As a parent, you’ve been there. You know the pain, misery, and exhaustion that comes with being overwhelmed. You’ve been in situations where you had too much going on and things got missed. You know the regret that comes with putting your work in front of your family. You’ve been in the land of task overload. This means that, as a parent, it’s your job to help your kids learn to make the difficult decisions that come with prioritizing time.
Just like work, kid’s activities will expand to the amount of time you give them. Also like work, there will always be more things to do. There’s always a sport in season, always another theater production to try out for, always another club that would look great on a college application.
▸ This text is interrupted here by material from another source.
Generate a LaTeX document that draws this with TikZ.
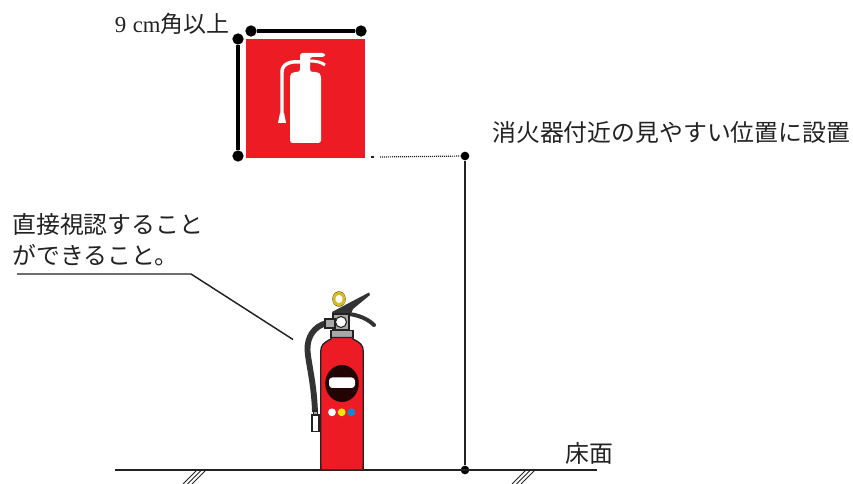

The struggle is not choosing between the good and the bad. It’s the struggle of choosing what’s the most good. It’s the struggle of being exposed to new horizons while maintaining a healthy balance in life. This is where parents really need to parent. If kids don’t learn to prioritize their time in high school, college will be a mess and their life could end up a disaster.
When you sit down with your teen to discuss time priorities, it’s important that they know that you’ve been in this situation before. It’s also important that you emphasize that all of the things that they are doing are good, and it’s only when the good is too much that it becomes bad.
Work with your teen to develop a formula for how they spend their time. Priority 1 is school work, priority 2 is family and priority 3 is all other activities. Using this framework, or another that you both come up with, rework their schedule. Dive into how much time they need for each activity and how much they’re actually spending. Then, edit their schedule.
Your kids need your help when it comes to prioritizing their time. This critical life skill is really only learned when you’re in the moment, so take the time to help guide them to success.